Subsequently, the Pr. CIT vide order dated 15.12.2017, directed the Assessing Officer to examine and consider the evidences ,and decide the issue afresh, and thus, set aside the earlier directions given u/s 143(3) r.w.s. 147 of the Income Tax Act. . And it is by being aggrieved by the order u/s 263 passed by the Pr. CIT, that the assessee has filed the instant appeal before the Mumbai ITAT.

With Mr. Prakash Jhunjhunwala, the AR for the assessee submitting that on 19.03.2020, the Pr. CIT, Mumbai, had dropped the 263 proceedings for technical reasons, and that the Assessing Officer vide notice dated 29.11.2017 issued u/s 142(1) had specifically asked copy of all bank statements specifying name and address of bank branch along with the reconciliation for the period of issue if any, as well as the audited annual accounts for the financial year 2010-11  and the letter dated 05.12.2017, he added that the assessee had  given to the Assessing Officer all of these documents which included the copy of the bank statement as well as the nature of business in respect of the investment in relation to quoted and un-quoted shares.

The AR further submitted that all the relevant material in respect of identity, genuineness and creditworthiness of the transactions relating to share premium received by the assessee from M/s Gokul Commodities Pvt. Ltd. were before the Assessing Officer, and that the same was properly examined, and was never doubted by the Assessing Officer as the assessee had explained the transactions as per the law.

On the other hand, Mr.
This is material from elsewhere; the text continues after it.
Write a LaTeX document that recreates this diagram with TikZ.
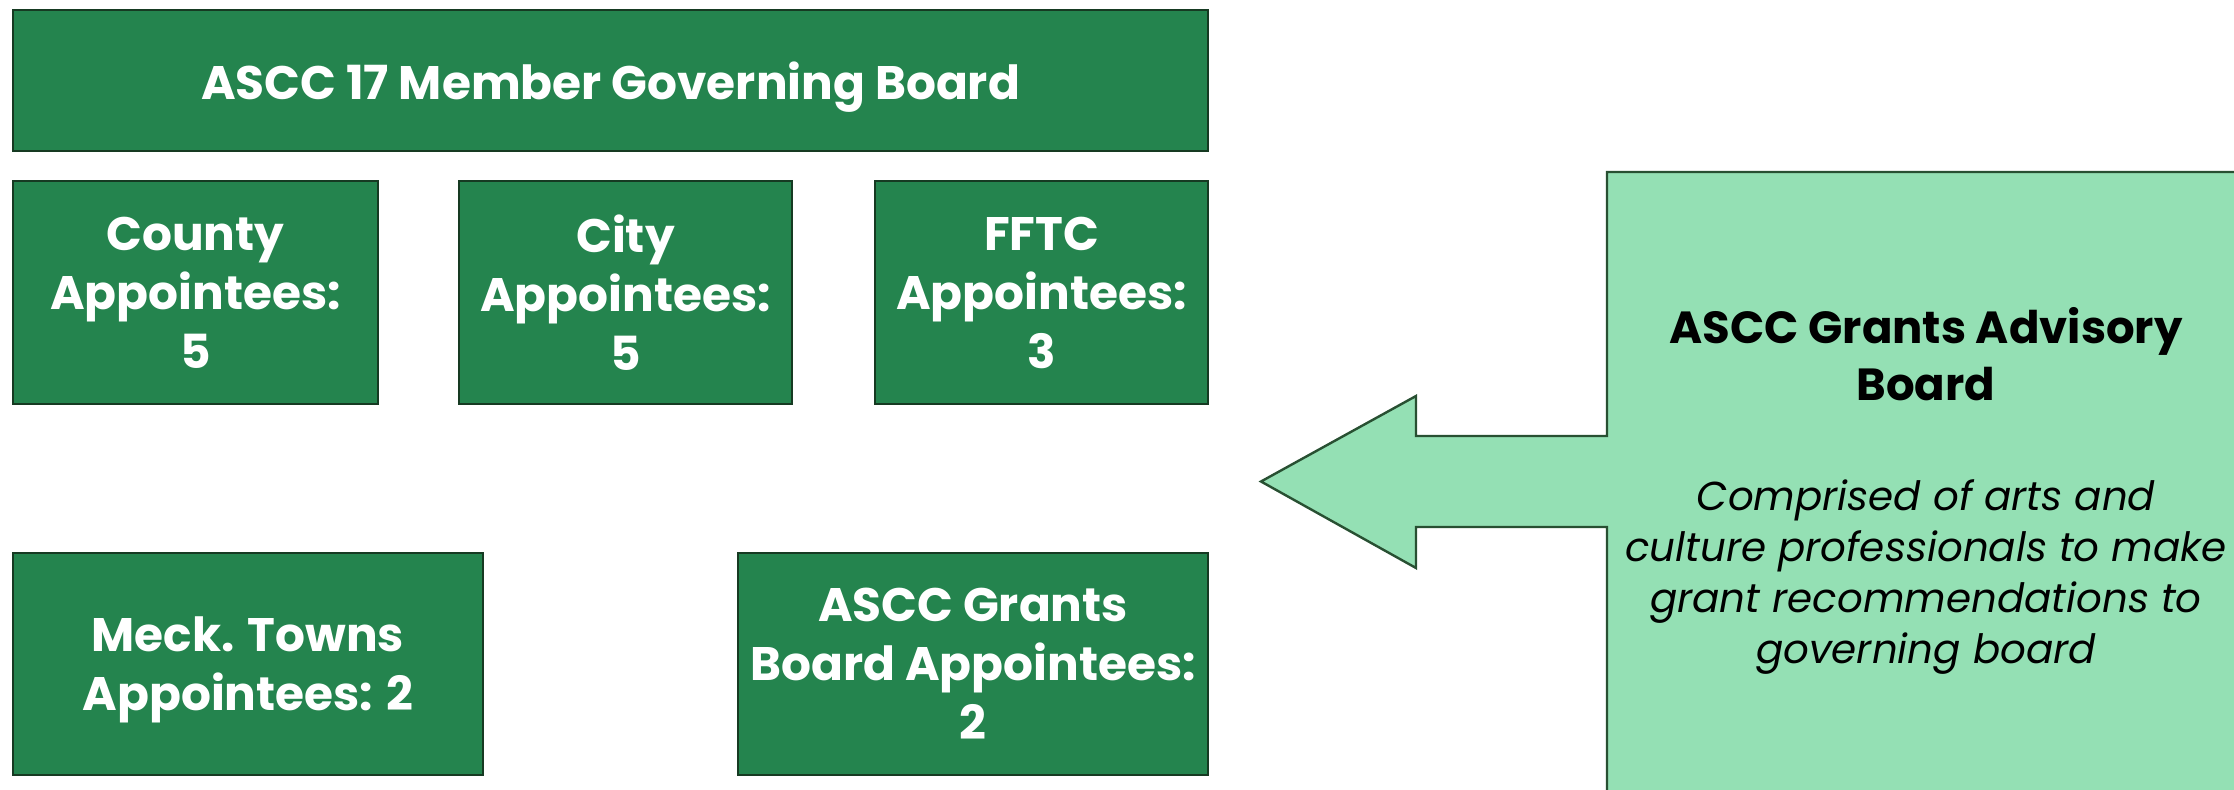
\documentclass[tikz,border=0pt]{standalone}
\usepackage{fontspec}
\setmainfont{Poppins}
\definecolor{dkgreen}{RGB}{36,132,78}
\definecolor{dkborder}{RGB}{22,58,34}
\definecolor{ltgreen}{RGB}{148,224,180}
\definecolor{ltborder}{RGB}{40,80,50}
\begin{document}
\begin{tikzpicture}[x=0.5pt,y=-0.5pt,
  gbox/.style={draw=dkborder,line width=1.2pt,fill=dkgreen,text=white,
    font=\fontsize{23.5}{29.5}\selectfont\bfseries,align=center,inner sep=0pt,text depth=0pt},
  ltxt/.style={align=center,inner sep=0pt}]
\clip (0,0) rectangle (2234,790);
\useasboundingbox (0,0) rectangle (2234,790);
\node[gbox,minimum width=597.5pt,minimum height=70.5pt] (top) at (610.5,80.5) {ASCC 17 Member Governing Board};
\node[gbox,minimum width=182.5pt,minimum height=111.5pt] (county) at (195.5,292.5) {County\\Appointees:\\5};
\node[gbox,minimum width=166.5pt,minimum height=111.5pt] (city) at (625.5,292.5) {City\\Appointees:\\5};
\node[gbox,minimum width=166.5pt,minimum height=111.5pt] (fftc) at (1041.5,292.5) {FFTC\\Appointees:\\3};
\node[gbox,minimum width=235pt,minimum height=111pt] (meck) at (248,664) {Meck. Towns\\Appointees: 2};
\node[gbox,minimum width=235pt,minimum height=111pt] (grants) at (973,664) {ASCC Grants\\Board Appointees:\\2};
\draw[draw=ltborder,line width=1.2pt,fill=ltgreen,line join=miter]
  (1607,172) -- (2260,172) -- (2260,820) -- (1607,820) -- (1607,527) -- (1416,527)
  -- (1416,568) -- (1261,481.5) -- (1416,396) -- (1416,436) -- (1607,436) -- cycle;
\node[ltxt,font=\fontsize{22.5}{28.5}\selectfont\bfseries] (advtitle) at (1926,354) {ASCC Grants Advisory\\Board};
\node[ltxt,font=\fontsize{20.2}{25.5}\selectfont\itshape] (advtext) at (1926,577) {Comprised of arts and\\culture professionals to make\\grant recommendations to\\governing board};
\end{tikzpicture}
\end{document}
Harendra Narayan Singh, the CIT-DR on behalf of the Revenue , however relied upon the order of the Pr. CIT passed u/s 263, thereby submitting  that the Assessing Officer had not verified the share transactions, and therefore that the Pr. CIT has rightly invoked the revisionary power u/s 263.

Hearing the opposing contentions of either sides and perusing the materials available on record, the ITAT Bench consisting of Pramod Kumar, the Vice- President, and Suchitra Kamble , the Judicial Member observed:

“The Assessing Officer after verifying all the documents more specifically mentioned in the reply filed by the assessee along with audited accounts has taken cognizance and made the disallowance u/s 14A r.w. Rule 8D. Therefore, the interest of the Revenue was protected by the Assessing Officer by taking cognizance of the evidences produced before the Assessing Officer by the assessee.”

“It is to be noted that Section 263 is not a mechanism available for the Principal Commissioner of Income Tax for taking second opinion wherein the fact were already examined by the Assessing Officer”,the ITAT Panel added.

Thus, allowing the assessee’s appeal, the Mumbai ITAT ruled :

“ In this particular case, the Pr. CIT has given the different opinion and different treatment to the share investment made by the assessee which amounts to second opinion. This is not permissible u/s 263 as the assessment order does not amount to erroneous and prejudicial to the interest of the Revenue. Hence, the order u/s 263 does not sustain and the appeal of the assessee is allowed.”